[START OF Data for processing]

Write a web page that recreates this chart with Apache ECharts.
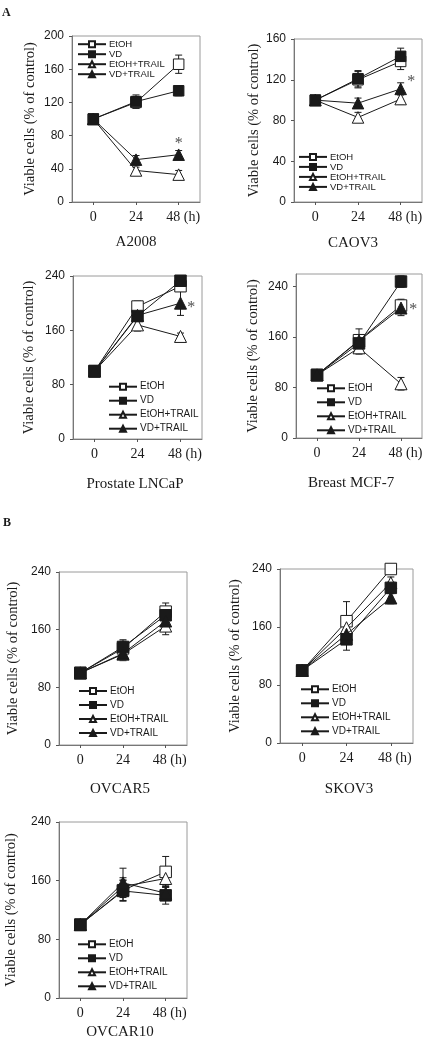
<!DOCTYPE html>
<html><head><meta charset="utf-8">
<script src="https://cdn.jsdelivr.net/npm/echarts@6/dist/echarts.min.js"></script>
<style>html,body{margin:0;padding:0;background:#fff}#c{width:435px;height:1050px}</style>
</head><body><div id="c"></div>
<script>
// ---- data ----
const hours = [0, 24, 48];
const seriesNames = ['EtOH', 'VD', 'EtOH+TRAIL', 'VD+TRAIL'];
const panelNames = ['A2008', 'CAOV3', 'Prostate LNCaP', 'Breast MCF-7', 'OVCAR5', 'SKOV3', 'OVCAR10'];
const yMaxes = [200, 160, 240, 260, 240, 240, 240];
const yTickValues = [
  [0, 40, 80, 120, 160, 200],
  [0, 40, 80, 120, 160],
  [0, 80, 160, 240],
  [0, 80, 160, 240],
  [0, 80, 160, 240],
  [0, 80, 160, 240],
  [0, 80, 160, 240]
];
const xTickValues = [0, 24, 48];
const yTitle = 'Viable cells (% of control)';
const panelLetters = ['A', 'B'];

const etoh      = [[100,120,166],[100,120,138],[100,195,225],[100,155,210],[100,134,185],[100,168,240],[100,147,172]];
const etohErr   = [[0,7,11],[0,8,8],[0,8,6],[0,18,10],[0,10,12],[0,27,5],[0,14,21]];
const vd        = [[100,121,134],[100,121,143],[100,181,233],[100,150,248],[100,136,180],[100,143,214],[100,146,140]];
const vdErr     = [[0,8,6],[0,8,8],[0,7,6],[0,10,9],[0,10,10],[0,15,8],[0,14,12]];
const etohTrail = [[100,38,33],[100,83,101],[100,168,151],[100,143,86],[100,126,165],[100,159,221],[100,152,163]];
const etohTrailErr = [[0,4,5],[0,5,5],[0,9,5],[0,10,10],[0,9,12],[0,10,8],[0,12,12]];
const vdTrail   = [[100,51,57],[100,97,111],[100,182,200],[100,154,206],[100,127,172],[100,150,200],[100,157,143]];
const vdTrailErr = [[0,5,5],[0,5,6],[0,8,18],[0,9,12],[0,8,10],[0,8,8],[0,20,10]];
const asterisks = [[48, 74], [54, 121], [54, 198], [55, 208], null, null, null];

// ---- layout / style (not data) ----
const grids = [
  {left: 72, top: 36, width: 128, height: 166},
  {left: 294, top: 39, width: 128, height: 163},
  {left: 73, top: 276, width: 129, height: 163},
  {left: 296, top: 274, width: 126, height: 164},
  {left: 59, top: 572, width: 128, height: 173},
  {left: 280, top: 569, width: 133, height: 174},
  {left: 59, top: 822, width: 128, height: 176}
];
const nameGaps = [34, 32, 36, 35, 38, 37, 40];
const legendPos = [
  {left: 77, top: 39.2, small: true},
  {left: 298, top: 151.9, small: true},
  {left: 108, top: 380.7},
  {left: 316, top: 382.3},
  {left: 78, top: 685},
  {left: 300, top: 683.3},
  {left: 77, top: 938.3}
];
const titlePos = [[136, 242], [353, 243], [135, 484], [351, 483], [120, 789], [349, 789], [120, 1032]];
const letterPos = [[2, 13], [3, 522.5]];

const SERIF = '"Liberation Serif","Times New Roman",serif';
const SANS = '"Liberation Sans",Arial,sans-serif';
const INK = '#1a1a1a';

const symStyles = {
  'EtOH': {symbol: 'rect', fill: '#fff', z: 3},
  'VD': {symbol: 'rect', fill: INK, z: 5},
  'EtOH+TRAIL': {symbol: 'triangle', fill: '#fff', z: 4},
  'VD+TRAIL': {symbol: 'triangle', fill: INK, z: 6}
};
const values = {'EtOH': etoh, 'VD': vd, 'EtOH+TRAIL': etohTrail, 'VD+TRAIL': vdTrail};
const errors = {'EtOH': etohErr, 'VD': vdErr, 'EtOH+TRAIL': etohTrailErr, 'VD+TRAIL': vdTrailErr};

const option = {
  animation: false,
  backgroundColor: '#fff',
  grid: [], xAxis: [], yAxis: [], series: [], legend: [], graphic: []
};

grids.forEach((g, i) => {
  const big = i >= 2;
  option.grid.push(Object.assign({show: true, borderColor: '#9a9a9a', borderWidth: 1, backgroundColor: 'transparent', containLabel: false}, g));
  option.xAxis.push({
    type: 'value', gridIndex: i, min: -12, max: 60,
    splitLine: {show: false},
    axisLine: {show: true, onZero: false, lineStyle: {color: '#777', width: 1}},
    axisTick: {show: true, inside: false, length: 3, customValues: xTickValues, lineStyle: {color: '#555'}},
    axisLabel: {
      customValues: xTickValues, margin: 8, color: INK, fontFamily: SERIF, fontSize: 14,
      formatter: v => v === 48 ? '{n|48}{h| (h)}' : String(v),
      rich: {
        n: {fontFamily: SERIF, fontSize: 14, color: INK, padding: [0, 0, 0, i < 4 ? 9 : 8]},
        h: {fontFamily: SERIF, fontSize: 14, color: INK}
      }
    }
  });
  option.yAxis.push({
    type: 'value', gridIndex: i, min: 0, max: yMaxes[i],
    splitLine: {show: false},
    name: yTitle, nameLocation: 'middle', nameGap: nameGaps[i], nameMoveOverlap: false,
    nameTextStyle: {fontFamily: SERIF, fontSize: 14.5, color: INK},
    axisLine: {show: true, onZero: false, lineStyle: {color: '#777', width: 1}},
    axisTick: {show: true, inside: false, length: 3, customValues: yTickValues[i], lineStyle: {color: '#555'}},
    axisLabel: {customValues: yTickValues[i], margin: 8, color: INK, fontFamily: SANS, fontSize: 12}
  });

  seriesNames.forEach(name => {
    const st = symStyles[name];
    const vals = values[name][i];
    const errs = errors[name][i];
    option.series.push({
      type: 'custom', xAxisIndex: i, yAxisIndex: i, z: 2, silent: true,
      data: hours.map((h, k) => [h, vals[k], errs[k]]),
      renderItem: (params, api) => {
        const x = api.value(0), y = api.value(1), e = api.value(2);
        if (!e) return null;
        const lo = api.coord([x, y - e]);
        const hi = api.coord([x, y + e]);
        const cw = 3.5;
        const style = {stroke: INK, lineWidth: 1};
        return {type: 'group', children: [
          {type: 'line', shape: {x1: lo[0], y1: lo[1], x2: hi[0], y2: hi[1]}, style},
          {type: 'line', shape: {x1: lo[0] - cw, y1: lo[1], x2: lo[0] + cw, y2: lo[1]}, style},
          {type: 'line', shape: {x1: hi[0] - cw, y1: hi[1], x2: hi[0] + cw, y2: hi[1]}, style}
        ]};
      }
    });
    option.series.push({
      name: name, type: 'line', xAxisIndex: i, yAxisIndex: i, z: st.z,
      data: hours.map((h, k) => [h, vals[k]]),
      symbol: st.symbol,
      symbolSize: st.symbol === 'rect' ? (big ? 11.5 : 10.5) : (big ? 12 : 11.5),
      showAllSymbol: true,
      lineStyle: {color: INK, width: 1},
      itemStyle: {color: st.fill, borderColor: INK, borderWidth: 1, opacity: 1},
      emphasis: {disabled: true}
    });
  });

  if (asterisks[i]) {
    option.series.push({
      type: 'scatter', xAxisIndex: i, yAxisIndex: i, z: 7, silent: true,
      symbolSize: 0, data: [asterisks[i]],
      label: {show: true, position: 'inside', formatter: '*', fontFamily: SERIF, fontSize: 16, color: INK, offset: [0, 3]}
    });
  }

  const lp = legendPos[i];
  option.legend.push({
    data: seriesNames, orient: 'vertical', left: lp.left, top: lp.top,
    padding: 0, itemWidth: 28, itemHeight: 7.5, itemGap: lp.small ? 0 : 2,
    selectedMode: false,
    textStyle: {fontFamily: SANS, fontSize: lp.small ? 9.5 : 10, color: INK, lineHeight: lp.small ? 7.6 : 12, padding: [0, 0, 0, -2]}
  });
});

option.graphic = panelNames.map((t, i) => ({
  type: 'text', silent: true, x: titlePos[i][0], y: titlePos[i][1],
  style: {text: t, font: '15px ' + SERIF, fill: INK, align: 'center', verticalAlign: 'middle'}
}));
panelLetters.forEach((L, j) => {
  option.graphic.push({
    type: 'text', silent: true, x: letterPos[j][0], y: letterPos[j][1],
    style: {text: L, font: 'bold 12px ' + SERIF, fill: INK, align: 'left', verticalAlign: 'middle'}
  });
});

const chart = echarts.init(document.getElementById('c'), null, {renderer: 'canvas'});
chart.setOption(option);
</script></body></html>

[END OF Data for processing]
[START OF Data for processing]

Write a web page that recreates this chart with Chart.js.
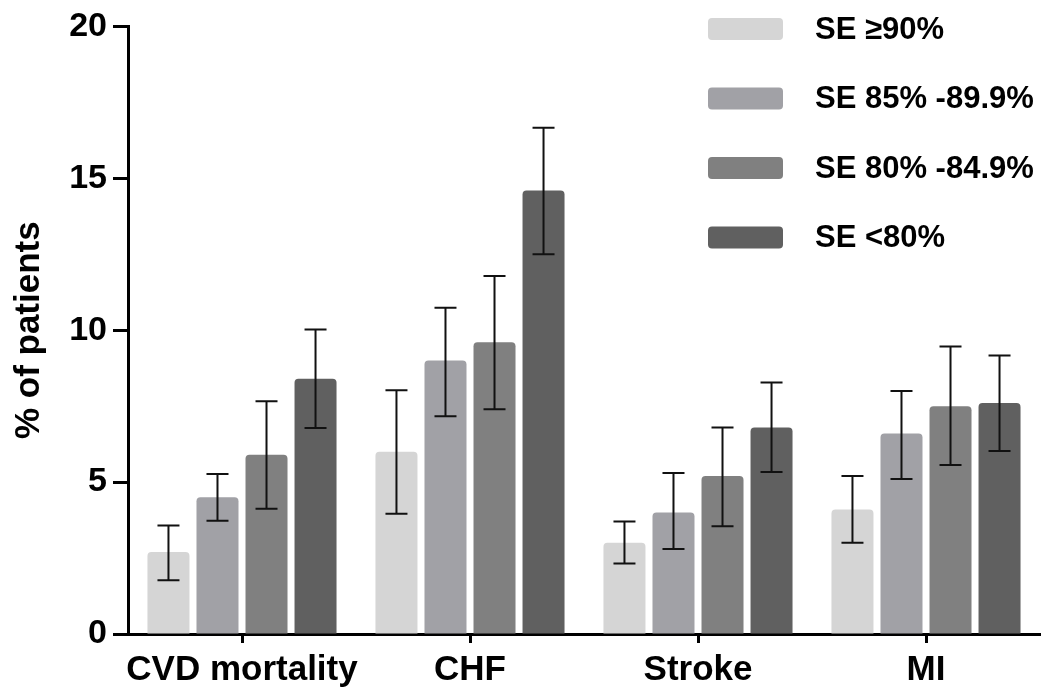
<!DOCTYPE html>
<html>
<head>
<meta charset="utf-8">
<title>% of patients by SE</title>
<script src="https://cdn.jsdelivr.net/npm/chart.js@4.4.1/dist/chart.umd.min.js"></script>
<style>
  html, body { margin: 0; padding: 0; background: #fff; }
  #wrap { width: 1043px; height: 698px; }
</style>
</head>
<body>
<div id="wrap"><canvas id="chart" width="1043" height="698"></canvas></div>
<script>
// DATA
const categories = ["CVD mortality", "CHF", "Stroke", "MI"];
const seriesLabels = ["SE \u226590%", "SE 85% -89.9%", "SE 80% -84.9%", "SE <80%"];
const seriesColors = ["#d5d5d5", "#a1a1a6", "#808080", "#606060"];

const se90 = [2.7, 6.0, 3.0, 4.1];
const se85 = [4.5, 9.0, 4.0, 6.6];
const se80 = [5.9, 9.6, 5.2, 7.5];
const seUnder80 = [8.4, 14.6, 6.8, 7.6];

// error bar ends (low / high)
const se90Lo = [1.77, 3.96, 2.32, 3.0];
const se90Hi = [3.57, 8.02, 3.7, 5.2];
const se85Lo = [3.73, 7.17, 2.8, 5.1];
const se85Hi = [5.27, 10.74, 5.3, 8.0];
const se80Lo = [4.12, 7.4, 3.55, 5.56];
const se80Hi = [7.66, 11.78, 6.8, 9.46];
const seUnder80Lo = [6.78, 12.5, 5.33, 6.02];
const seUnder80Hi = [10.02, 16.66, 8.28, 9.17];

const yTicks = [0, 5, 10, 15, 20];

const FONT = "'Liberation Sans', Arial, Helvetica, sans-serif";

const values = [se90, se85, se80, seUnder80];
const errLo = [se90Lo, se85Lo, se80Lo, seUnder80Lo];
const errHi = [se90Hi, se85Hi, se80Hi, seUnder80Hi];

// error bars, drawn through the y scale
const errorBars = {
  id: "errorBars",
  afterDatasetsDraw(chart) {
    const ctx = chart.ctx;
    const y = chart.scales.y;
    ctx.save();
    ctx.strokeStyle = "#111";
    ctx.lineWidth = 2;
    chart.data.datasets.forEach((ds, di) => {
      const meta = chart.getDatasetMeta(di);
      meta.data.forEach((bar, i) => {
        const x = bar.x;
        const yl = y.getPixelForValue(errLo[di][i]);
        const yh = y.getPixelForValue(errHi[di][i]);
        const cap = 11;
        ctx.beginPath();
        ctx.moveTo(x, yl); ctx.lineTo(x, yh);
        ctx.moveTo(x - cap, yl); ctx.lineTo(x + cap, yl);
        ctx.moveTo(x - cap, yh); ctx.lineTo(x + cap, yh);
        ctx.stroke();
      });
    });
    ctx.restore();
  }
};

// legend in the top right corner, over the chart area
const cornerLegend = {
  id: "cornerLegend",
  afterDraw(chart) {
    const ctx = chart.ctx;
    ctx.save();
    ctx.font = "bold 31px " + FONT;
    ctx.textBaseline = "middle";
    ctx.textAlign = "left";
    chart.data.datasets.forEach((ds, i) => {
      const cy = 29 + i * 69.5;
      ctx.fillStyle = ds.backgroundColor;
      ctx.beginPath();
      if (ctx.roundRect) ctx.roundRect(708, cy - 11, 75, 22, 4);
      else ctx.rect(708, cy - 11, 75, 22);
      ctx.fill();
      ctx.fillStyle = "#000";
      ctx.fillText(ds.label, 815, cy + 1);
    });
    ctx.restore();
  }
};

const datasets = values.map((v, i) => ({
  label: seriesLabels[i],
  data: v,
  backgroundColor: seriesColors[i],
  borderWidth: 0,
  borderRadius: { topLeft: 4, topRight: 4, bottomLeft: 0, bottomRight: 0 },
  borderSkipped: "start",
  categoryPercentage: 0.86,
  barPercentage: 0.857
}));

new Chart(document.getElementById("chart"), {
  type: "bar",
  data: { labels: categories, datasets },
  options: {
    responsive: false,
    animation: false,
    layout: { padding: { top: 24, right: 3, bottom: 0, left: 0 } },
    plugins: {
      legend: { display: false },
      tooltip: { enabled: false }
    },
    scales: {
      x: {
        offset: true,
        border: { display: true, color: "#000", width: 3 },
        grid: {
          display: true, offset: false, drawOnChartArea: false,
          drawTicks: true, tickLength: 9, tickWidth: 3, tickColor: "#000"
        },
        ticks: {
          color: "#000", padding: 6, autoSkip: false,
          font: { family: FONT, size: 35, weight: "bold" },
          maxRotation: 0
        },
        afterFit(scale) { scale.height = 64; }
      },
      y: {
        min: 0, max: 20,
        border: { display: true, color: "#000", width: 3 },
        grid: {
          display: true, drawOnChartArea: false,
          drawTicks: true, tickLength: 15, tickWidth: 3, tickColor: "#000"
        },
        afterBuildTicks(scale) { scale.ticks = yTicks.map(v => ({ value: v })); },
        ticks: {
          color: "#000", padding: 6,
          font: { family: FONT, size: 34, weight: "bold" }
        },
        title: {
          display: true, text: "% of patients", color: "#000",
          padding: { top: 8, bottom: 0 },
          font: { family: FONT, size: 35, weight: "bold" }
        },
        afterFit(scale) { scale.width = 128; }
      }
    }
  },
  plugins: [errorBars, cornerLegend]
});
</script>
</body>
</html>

[END OF Data for processing]
[START OF Data for processing]

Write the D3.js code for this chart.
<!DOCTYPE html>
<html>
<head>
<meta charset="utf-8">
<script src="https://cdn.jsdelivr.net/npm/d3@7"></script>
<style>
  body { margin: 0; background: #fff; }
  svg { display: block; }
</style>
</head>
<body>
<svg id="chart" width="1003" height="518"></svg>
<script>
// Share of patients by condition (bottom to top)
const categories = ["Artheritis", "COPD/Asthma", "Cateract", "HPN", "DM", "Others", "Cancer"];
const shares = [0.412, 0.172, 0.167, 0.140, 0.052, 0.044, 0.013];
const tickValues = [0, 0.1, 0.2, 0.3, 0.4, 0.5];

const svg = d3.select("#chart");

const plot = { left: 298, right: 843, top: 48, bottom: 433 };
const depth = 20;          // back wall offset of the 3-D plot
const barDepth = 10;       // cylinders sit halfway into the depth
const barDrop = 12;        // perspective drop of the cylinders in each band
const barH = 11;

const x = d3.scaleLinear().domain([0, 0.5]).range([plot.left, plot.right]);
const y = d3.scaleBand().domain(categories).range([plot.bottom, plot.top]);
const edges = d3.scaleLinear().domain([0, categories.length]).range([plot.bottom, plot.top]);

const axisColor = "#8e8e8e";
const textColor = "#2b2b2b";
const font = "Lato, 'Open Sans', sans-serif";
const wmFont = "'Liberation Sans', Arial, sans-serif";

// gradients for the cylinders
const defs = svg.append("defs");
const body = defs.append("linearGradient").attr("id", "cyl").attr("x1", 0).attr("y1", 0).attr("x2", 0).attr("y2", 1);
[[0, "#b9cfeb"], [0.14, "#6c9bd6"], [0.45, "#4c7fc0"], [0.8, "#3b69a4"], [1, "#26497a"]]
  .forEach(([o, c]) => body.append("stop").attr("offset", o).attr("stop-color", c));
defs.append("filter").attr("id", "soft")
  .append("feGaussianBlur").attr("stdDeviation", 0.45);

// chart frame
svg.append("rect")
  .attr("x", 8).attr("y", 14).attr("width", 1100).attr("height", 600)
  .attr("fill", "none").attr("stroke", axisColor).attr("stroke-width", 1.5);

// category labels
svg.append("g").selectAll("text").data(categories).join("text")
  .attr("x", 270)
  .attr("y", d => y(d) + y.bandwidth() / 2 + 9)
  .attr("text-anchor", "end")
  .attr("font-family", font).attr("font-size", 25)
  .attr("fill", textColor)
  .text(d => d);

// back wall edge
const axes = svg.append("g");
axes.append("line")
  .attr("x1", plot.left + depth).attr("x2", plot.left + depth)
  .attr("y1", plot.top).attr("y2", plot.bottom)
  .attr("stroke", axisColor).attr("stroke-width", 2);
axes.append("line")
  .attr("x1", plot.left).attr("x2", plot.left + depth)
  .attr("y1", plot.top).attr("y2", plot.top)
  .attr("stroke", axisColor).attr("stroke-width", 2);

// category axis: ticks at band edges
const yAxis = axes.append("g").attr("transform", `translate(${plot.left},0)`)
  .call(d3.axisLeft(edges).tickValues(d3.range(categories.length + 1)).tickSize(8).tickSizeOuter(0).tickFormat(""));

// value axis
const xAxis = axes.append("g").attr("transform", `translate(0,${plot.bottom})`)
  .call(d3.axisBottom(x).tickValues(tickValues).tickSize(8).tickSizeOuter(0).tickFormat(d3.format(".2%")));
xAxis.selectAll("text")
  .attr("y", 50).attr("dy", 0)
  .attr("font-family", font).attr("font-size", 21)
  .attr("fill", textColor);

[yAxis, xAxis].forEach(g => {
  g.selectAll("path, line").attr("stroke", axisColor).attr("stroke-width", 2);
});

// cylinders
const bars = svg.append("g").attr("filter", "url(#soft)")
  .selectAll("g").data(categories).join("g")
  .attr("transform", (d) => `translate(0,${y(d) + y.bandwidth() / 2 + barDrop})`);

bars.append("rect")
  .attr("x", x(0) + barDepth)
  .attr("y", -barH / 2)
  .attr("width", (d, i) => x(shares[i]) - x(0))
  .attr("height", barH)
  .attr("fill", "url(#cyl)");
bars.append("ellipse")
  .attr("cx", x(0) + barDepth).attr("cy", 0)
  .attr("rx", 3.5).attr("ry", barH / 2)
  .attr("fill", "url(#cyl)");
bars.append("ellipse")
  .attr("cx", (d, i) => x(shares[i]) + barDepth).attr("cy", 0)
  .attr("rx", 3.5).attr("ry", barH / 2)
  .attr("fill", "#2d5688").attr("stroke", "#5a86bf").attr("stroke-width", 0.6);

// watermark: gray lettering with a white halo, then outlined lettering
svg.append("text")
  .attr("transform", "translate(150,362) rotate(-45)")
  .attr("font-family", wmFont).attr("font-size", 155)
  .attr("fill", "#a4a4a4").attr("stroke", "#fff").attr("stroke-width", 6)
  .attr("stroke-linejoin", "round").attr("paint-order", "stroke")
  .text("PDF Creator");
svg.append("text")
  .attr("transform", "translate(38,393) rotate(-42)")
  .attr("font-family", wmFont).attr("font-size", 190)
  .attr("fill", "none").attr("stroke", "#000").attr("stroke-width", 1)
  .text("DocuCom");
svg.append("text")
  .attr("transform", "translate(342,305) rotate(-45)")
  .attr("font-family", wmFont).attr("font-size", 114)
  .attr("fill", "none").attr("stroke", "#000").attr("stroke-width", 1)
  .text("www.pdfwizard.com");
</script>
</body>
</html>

[END OF Data for processing]

Requirement → Leaving the pictures out, write out exactly the lines from the line containing "Write a web page that recreates this chart with Apache" through the line containing "null, null, null];", both included.

In response →
Write a web page that recreates this chart with Apache ECharts.
<!DOCTYPE html>
<html><head><meta charset="utf-8">
<script src="https://cdn.jsdelivr.net/npm/echarts@6/dist/echarts.min.js"></script>
<style>html,body{margin:0;padding:0;background:#fff}#c{width:435px;height:1050px}</style>
</head><body><div id="c"></div>
<script>
// ---- data ----
const hours = [0, 24, 48];
const seriesNames = ['EtOH', 'VD', 'EtOH+TRAIL', 'VD+TRAIL'];
const panelNames = ['A2008', 'CAOV3', 'Prostate LNCaP', 'Breast MCF-7', 'OVCAR5', 'SKOV3', 'OVCAR10'];
const yMaxes = [200, 160, 240, 260, 240, 240, 240];
const yTickValues = [
  [0, 40, 80, 120, 160, 200],
  [0, 40, 80, 120, 160],
  [0, 80, 160, 240],
  [0, 80, 160, 240],
  [0, 80, 160, 240],
  [0, 80, 160, 240],
  [0, 80, 160, 240]
];
const xTickValues = [0, 24, 48];
const yTitle = 'Viable cells (% of control)';
const panelLetters = ['A', 'B'];

const etoh      = [[100,120,166],[100,120,138],[100,195,225],[100,155,210],[100,134,185],[100,168,240],[100,147,172]];
const etohErr   = [[0,7,11],[0,8,8],[0,8,6],[0,18,10],[0,10,12],[0,27,5],[0,14,21]];
const vd        = [[100,121,134],[100,121,143],[100,181,233],[100,150,248],[100,136,180],[100,143,214],[100,146,140]];
const vdErr     = [[0,8,6],[0,8,8],[0,7,6],[0,10,9],[0,10,10],[0,15,8],[0,14,12]];
const etohTrail = [[100,38,33],[100,83,101],[100,168,151],[100,143,86],[100,126,165],[100,159,221],[100,152,163]];
const etohTrailErr = [[0,4,5],[0,5,5],[0,9,5],[0,10,10],[0,9,12],[0,10,8],[0,12,12]];
const vdTrail   = [[100,51,57],[100,97,111],[100,182,200],[100,154,206],[100,127,172],[100,150,200],[100,157,143]];
const vdTrailErr = [[0,5,5],[0,5,6],[0,8,18],[0,9,12],[0,8,10],[0,8,8],[0,20,10]];
const asterisks = [[48, 74], [54, 121], [54, 198], [55, 208], null, null, null];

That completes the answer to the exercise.